Although claimed by Nepal, Kalapani has been administered by Indian army since the 1962 border war with China and Indian maps have been showing Kalapani as part of India since long time. The 1816 Treaty of Sugauli signed by Kingdom of Nepal and British India in 1816 utilizes the Kali River as Nepal's western boundary with India. However, lack of consensus on what is the precise location of the river Kali has resulted in dispute over whether the land consisting Kalapani, Limpiyadhura and Lipulekh is part of India or Nepal. Some scholars suggest that the lack of consensus is because of British cartographers who kept on shifting the line demarcating the river eastwards for strategic reasons. However, there are also some scholars who believe that lack of consensus is due to the shift in the course of the river over time. 

In November 2019, India issued a new political map of the country which, like earlier maps, showed Kalapani as part of India. This new map was rejected by Nepal, and mass protest against India took place across the country and outside the Indian embassy in Nepal. Protesters accused India of occupying their land. In May 2020, the Indian Defence minister, Rajnath Singh inaugurated an 80 km road from Dharchula to Lipulekh pass. Nepal protested against the construction of the road. The Lipulekh area is currently under India's control. On 20 May 2020, Nepal launched its own map showing Kalapani, Limpiyadhura and Lipulekh as parts of its own territory. The new map was subsequently approved by the Nepali parliament on 18 June 2020. India opposed the move, claiming that the decision to include Limpiyadhura, Lipulekh and Kalapani is not based on evidence or historical facts.

On 15 June 2020, the Indian border police, Sashastra Seema Bal (SSB), reported that border pillars which served as demarcation were missing along the India-Nepal border. SSB also reported that Nepali border police had established five new border outposts near the disputed area. On 19 June, Nepal started deploying troops near the disputed areas. The troops had established camps and they were working on building a helipad in the area. In the same month Nepali Army Chief, General Purna Chandra Thapa, after visiting the Kalapani border area, stated that the Nepali Army will start building army barracks and border outposts near the Kalapani area. On 21 June, Indian residents in border villages of Dharchula and Jhoolaghat in Pithoragarh district claimed that radio stations in Nepal were conducting a propaganda campaign against India by playing anti-India songs and biased news bulletins showing India in a bad light.

Susta territory

Susta is another territory which is disputed between Nepal and India.

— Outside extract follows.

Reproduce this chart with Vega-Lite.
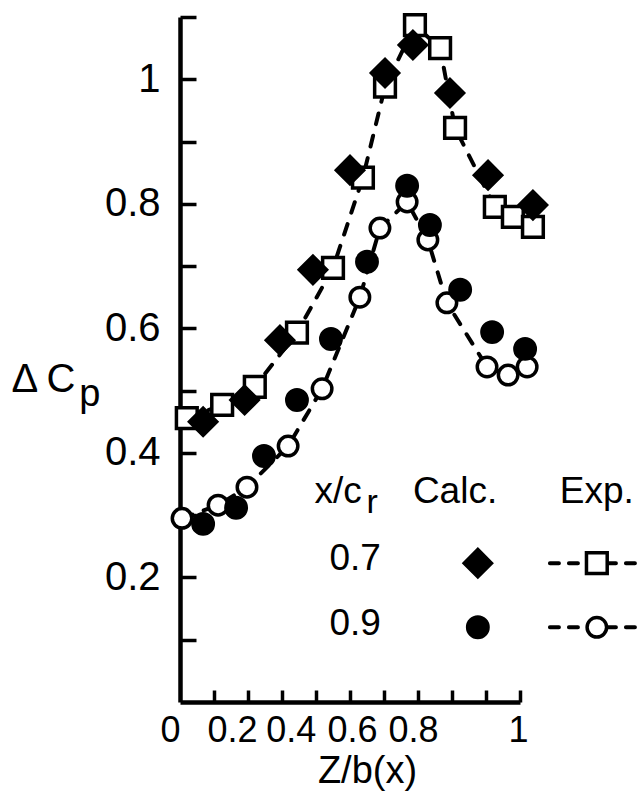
{
  "$schema": "https://vega.github.io/schema/vega-lite/v6.json",
  "width": 340,
  "height": 685,
  "autosize": {"type": "none"},
  "padding": {"left": 180, "top": 17, "right": 124, "bottom": 91},
  "background": "white",
  "config": {
    "view": {"stroke": null},
    "font": "Liberation Sans",
    "axis": {"grid": false, "domainColor": "black", "tickColor": "black", "labelColor": "black", "titleColor": "black", "labelFont": "Liberation Sans", "titleFont": "Liberation Sans"}
  },
  "datasets": {
    "points": [
      {"xcr": 0.7, "kind": "Exp.", "z": 0.02, "dcp": 0.456},
      {"xcr": 0.7, "kind": "Exp.", "z": 0.124, "dcp": 0.477},
      {"xcr": 0.7, "kind": "Exp.", "z": 0.22, "dcp": 0.506},
      {"xcr": 0.7, "kind": "Exp.", "z": 0.344, "dcp": 0.593},
      {"xcr": 0.7, "kind": "Exp.", "z": 0.45, "dcp": 0.697},
      {"xcr": 0.7, "kind": "Exp.", "z": 0.538, "dcp": 0.842},
      {"xcr": 0.7, "kind": "Exp.", "z": 0.603, "dcp": 0.988},
      {"xcr": 0.7, "kind": "Exp.", "z": 0.691, "dcp": 1.087},
      {"xcr": 0.7, "kind": "Exp.", "z": 0.765, "dcp": 1.05},
      {"xcr": 0.7, "kind": "Exp.", "z": 0.809, "dcp": 0.922},
      {"xcr": 0.7, "kind": "Exp.", "z": 0.926, "dcp": 0.795},
      {"xcr": 0.7, "kind": "Exp.", "z": 0.979, "dcp": 0.779},
      {"xcr": 0.7, "kind": "Exp.", "z": 1.038, "dcp": 0.763},
      {"xcr": 0.7, "kind": "Calc.", "z": 0.068, "dcp": 0.45},
      {"xcr": 0.7, "kind": "Calc.", "z": 0.19, "dcp": 0.485},
      {"xcr": 0.7, "kind": "Calc.", "z": 0.294, "dcp": 0.581},
      {"xcr": 0.7, "kind": "Calc.", "z": 0.391, "dcp": 0.694},
      {"xcr": 0.7, "kind": "Calc.", "z": 0.5, "dcp": 0.854},
      {"xcr": 0.7, "kind": "Calc.", "z": 0.603, "dcp": 1.01},
      {"xcr": 0.7, "kind": "Calc.", "z": 0.685, "dcp": 1.055},
      {"xcr": 0.7, "kind": "Calc.", "z": 0.794, "dcp": 0.978},
      {"xcr": 0.7, "kind": "Calc.", "z": 0.906, "dcp": 0.846},
      {"xcr": 0.7, "kind": "Calc.", "z": 1.038, "dcp": 0.798},
      {"xcr": 0.9, "kind": "Calc.", "z": 0.068, "dcp": 0.286},
      {"xcr": 0.9, "kind": "Calc.", "z": 0.165, "dcp": 0.312},
      {"xcr": 0.9, "kind": "Calc.", "z": 0.247, "dcp": 0.395},
      {"xcr": 0.9, "kind": "Calc.", "z": 0.344, "dcp": 0.485},
      {"xcr": 0.9, "kind": "Calc.", "z": 0.444, "dcp": 0.583},
      {"xcr": 0.9, "kind": "Calc.", "z": 0.55, "dcp": 0.707},
      {"xcr": 0.9, "kind": "Calc.", "z": 0.668, "dcp": 0.829},
      {"xcr": 0.9, "kind": "Calc.", "z": 0.735, "dcp": 0.766},
      {"xcr": 0.9, "kind": "Calc.", "z": 0.824, "dcp": 0.662},
      {"xcr": 0.9, "kind": "Calc.", "z": 0.918, "dcp": 0.594},
      {"xcr": 0.9, "kind": "Calc.", "z": 1.015, "dcp": 0.567},
      {"xcr": 0.9, "kind": "Exp.", "z": 0.006, "dcp": 0.295},
      {"xcr": 0.9, "kind": "Exp.", "z": 0.112, "dcp": 0.316},
      {"xcr": 0.9, "kind": "Exp.", "z": 0.197, "dcp": 0.345},
      {"xcr": 0.9, "kind": "Exp.", "z": 0.318, "dcp": 0.411},
      {"xcr": 0.9, "kind": "Exp.", "z": 0.418, "dcp": 0.503},
      {"xcr": 0.9, "kind": "Exp.", "z": 0.529, "dcp": 0.65},
      {"xcr": 0.9, "kind": "Exp.", "z": 0.588, "dcp": 0.761},
      {"xcr": 0.9, "kind": "Exp.", "z": 0.668, "dcp": 0.803},
      {"xcr": 0.9, "kind": "Exp.", "z": 0.729, "dcp": 0.742},
      {"xcr": 0.9, "kind": "Exp.", "z": 0.785, "dcp": 0.641},
      {"xcr": 0.9, "kind": "Exp.", "z": 0.903, "dcp": 0.538},
      {"xcr": 0.9, "kind": "Exp.", "z": 0.965, "dcp": 0.525},
      {"xcr": 0.9, "kind": "Exp.", "z": 1.021, "dcp": 0.538}
    ],
    "legendText": [
      {"t": "x/c", "x": 0.465, "y": 0.32},
      {"t": "Calc.", "x": 0.809, "y": 0.32},
      {"t": "Exp.", "x": 1.226, "y": 0.32},
      {"t": "0.7", "x": 0.515, "y": 0.212},
      {"t": "0.9", "x": 0.515, "y": 0.108}
    ],
    "subText": [
      {"t": "r", "x": 0.565, "y": 0.303}
    ],
    "yTitle": [
      {"t": "Δ", "x": -0.456, "y": 0.498},
      {"t": "C", "x": -0.35, "y": 0.498}
    ],
    "yTitleSub": [
      {"t": "p", "x": -0.265, "y": 0.476}
    ],
    "legendLine": [
      {"xcr": 0.7, "x": 1.088, "y": 0.223},
      {"xcr": 0.7, "x": 1.36, "y": 0.223},
      {"xcr": 0.9, "x": 1.088, "y": 0.12},
      {"xcr": 0.9, "x": 1.36, "y": 0.12}
    ],
    "legendSym": [
      {"xcr": 0.7, "kind": "Calc.", "x": 0.876, "y": 0.223},
      {"xcr": 0.9, "kind": "Calc.", "x": 0.876, "y": 0.12},
      {"xcr": 0.7, "kind": "Exp.", "x": 1.226, "y": 0.223},
      {"xcr": 0.9, "kind": "Exp.", "x": 1.226, "y": 0.12}
    ]
  },
  "resolve": {"axis": {"x": "independent"}},
  "layer": [
    {
      "data": {"name": "points"},
      "transform": [{"filter": "datum.kind == 'Exp.'"}],
      "mark": {"type": "line", "color": "black", "strokeWidth": 4, "strokeDash": [11, 12], "strokeCap": "round"},
      "encoding": {
        "x": {"field": "z", "type": "quantitative", "scale": {"domain": [0, 1], "nice": false, "zero": false},
          "axis": {"orient": "bottom", "values": [0.1, 0.2, 0.3, 0.4, 0.5, 0.6, 0.7, 0.8, 0.9, 1.0], "labels": false, "title": null, "domainWidth": 4.5, "tickWidth": 3.5, "tickSize": -12}},
        "y": {"field": "dcp", "type": "quantitative", "scale": {"domain": [0, 1.1], "nice": false, "zero": false},
          "axis": {"values": [0.1, 0.2, 0.3, 0.4, 0.5, 0.6, 0.7, 0.8, 0.9, 1.0, 1.1], "title": null, "domainWidth": 4.5, "tickWidth": 3.5, "tickSize": -16, "labelFontSize": 40, "labelPadding": 36, "labelOverlap": false,
            "labelExpr": "abs(datum.value-1) < 0.001 ? '1' : (abs(datum.value-0.2)<0.001 || abs(datum.value-0.4)<0.001 || abs(datum.value-0.6)<0.001 || abs(datum.value-0.8)<0.001) ? format(datum.value, '.1f') : ''"}},
        "detail": {"field": "xcr", "type": "nominal"},
        "order": {"field": "z", "type": "quantitative"}
      }
    },
    {
      "data": {"name": "points"},
      "transform": [{"filter": "datum.kind == 'Exp.' && datum.xcr == 0.7"}],
      "mark": {"type": "point", "shape": "square", "filled": true, "fill": "white", "stroke": "black", "strokeWidth": 3.5, "size": 430, "opacity": 1},
      "encoding": {
        "x": {"field": "z", "type": "quantitative",
          "axis": {"orient": "bottom", "values": [0, 0.153, 0.326, 0.506, 0.685, 0.994], "ticks": false, "domain": false, "labelFontSize": 36, "labelPadding": 11, "labelOverlap": false, "labelFlush": false,
            "labelAlign": {"condition": {"test": "datum.value < 0.05", "value": "right"}, "value": "center"},
            "labelExpr": "datum.value < 0.05 ? '0' : datum.value < 0.2 ? '0.2' : datum.value < 0.4 ? '0.4' : datum.value < 0.6 ? '0.6' : datum.value < 0.8 ? '0.8' : '1'",
            "title": "Z/b(x)", "titleFontSize": 38, "titleFontWeight": "normal", "titlePadding": 4, "titleX": 187}},
        "y": {"field": "dcp", "type": "quantitative"}
      }
    },
    {
      "data": {"name": "points"},
      "transform": [{"filter": "datum.kind == 'Exp.' && datum.xcr == 0.9"}],
      "mark": {"type": "point", "shape": "circle", "filled": true, "fill": "white", "stroke": "black", "strokeWidth": 3.5, "size": 380, "opacity": 1},
      "encoding": {
        "x": {"field": "z", "type": "quantitative", "axis": null},
        "y": {"field": "dcp", "type": "quantitative"}
      }
    },
    {
      "data": {"name": "points"},
      "transform": [{"filter": "datum.kind == 'Calc.' && datum.xcr == 0.7"}],
      "mark": {"type": "point", "shape": "diamond", "filled": true, "fill": "black", "stroke": "black", "strokeWidth": 2, "size": 860, "opacity": 1},
      "encoding": {
        "x": {"field": "z", "type": "quantitative", "axis": null},
        "y": {"field": "dcp", "type": "quantitative"}
      }
    },
    {
      "data": {"name": "points"},
      "transform": [{"filter": "datum.kind == 'Calc.' && datum.xcr == 0.9"}],
      "mark": {"type": "point", "shape": "circle", "filled": true, "fill": "black", "stroke": "black", "strokeWidth": 2, "size": 480, "opacity": 1},
      "encoding": {
        "x": {"field": "z", "type": "quantitative", "axis": null},
        "y": {"field": "dcp", "type": "quantitative"}
      }
    },
    {
      "data": {"name": "legendLine"},
      "mark": {"type": "line", "color": "black", "strokeWidth": 4, "strokeDash": [9, 10], "strokeCap": "round"},
      "encoding": {
        "x": {"field": "x", "type": "quantitative", "axis": null},
        "y": {"field": "y", "type": "quantitative"},
        "detail": {"field": "xcr", "type": "nominal"}
      }
    },
    {
      "data": {"name": "legendSym"},
      "transform": [{"filter": "datum.kind == 'Exp.' && datum.xcr == 0.7"}],
      "mark": {"type": "point", "shape": "square", "filled": true, "fill": "white", "stroke": "black", "strokeWidth": 3.5, "size": 430, "opacity": 1},
      "encoding": {"x": {"field": "x", "type": "quantitative", "axis": null}, "y": {"field": "y", "type": "quantitative"}}
    },
    {
      "data": {"name": "legendSym"},
      "transform": [{"filter": "datum.kind == 'Exp.' && datum.xcr == 0.9"}],
      "mark": {"type": "point", "shape": "circle", "filled": true, "fill": "white", "stroke": "black", "strokeWidth": 3.5, "size": 380, "opacity": 1},
      "encoding": {"x": {"field": "x", "type": "quantitative", "axis": null}, "y": {"field": "y", "type": "quantitative"}}
    },
    {
      "data": {"name": "legendSym"},
      "transform": [{"filter": "datum.kind == 'Calc.' && datum.xcr == 0.7"}],
      "mark": {"type": "point", "shape": "diamond", "filled": true, "fill": "black", "stroke": "black", "strokeWidth": 2, "size": 860, "opacity": 1},
      "encoding": {"x": {"field": "x", "type": "quantitative", "axis": null}, "y": {"field": "y", "type": "quantitative"}}
    },
    {
      "data": {"name": "legendSym"},
      "transform": [{"filter": "datum.kind == 'Calc.' && datum.xcr == 0.9"}],
      "mark": {"type": "point", "shape": "circle", "filled": true, "fill": "black", "stroke": "black", "strokeWidth": 2, "size": 480, "opacity": 1},
      "encoding": {"x": {"field": "x", "type": "quantitative", "axis": null}, "y": {"field": "y", "type": "quantitative"}}
    },
    {
      "data": {"name": "legendText"},
      "mark": {"type": "text", "fontSize": 37, "font": "Liberation Sans", "align": "center", "baseline": "alphabetic", "color": "black"},
      "encoding": {"x": {"field": "x", "type": "quantitative", "axis": null}, "y": {"field": "y", "type": "quantitative"}, "text": {"field": "t"}}
    },
    {
      "data": {"name": "subText"},
      "mark": {"type": "text", "fontSize": 34, "font": "Liberation Sans", "align": "center", "baseline": "alphabetic", "color": "black"},
      "encoding": {"x": {"field": "x", "type": "quantitative", "axis": null}, "y": {"field": "y", "type": "quantitative"}, "text": {"field": "t"}}
    },
    {
      "data": {"name": "yTitle"},
      "mark": {"type": "text", "fontSize": 40, "font": "Liberation Sans", "align": "center", "baseline": "alphabetic", "color": "black"},
      "encoding": {"x": {"field": "x", "type": "quantitative", "axis": null}, "y": {"field": "y", "type": "quantitative"}, "text": {"field": "t"}}
    },
    {
      "data": {"name": "yTitleSub"},
      "mark": {"type": "text", "fontSize": 38, "font": "Liberation Sans", "align": "center", "baseline": "alphabetic", "color": "black"},
      "encoding": {"x": {"field": "x", "type": "quantitative", "axis": null}, "y": {"field": "y", "type": "quantitative"}, "text": {"field": "t"}}
    }
  ]
}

It is currently controlled by India as a part of Bihar state. Media reported residents of a village in Susta claiming that Susta belongs to Nepal and they are Nepali citizens. The 1816 Treaty of Sugauli defined Gandaki river as the international boundary between India and Nepal. The right bank of the river was under Nepal's control while the left bank was under India's control. Susta village was initially on the right bank when the treaty was signed and it was a part of Nepal. However, over the years, the Gandaki river changed its course and Susta moved to the left bank and is now currently under India's control. The Government of Nepal has repeatedly stated that Susta belongs to Nepal and that the Indian government should return the area.

Resolved disputes

Sri Lanka
The dispute on the status of the island of Kachatheevu was settled in 1974 by an agreement between both countries. But still some cases are still ongoing in High Court of Madras which are filed earlier regarding this dispute stating as illegally issued to Sri Lanka. Several actions were still taken by the union government of India to retrieve that island back to Indian territory once again.

Bangladesh

South Talpatti (as it was known internationally) or Sheikh Mujib Island (as it was known by Bangladeshi Awami League supporters) was a small uninhabited offshore sandbar landform in the Bay of Bengal, off the coast of the Ganga-Brahmaputra Delta region. In the aftermath of the Bhola cyclone in 1970, it emerged in the Bay of Bengal on the Bangladeshi side of the dividing river, and disappeared before or during Cyclone Aila in 2009. In March 2010, Sugata Hazra of the School of Oceanographic Studies at Jadavpur University, Kolkata, said that the island had disappeared and that sea level rise caused by climate change was a factor.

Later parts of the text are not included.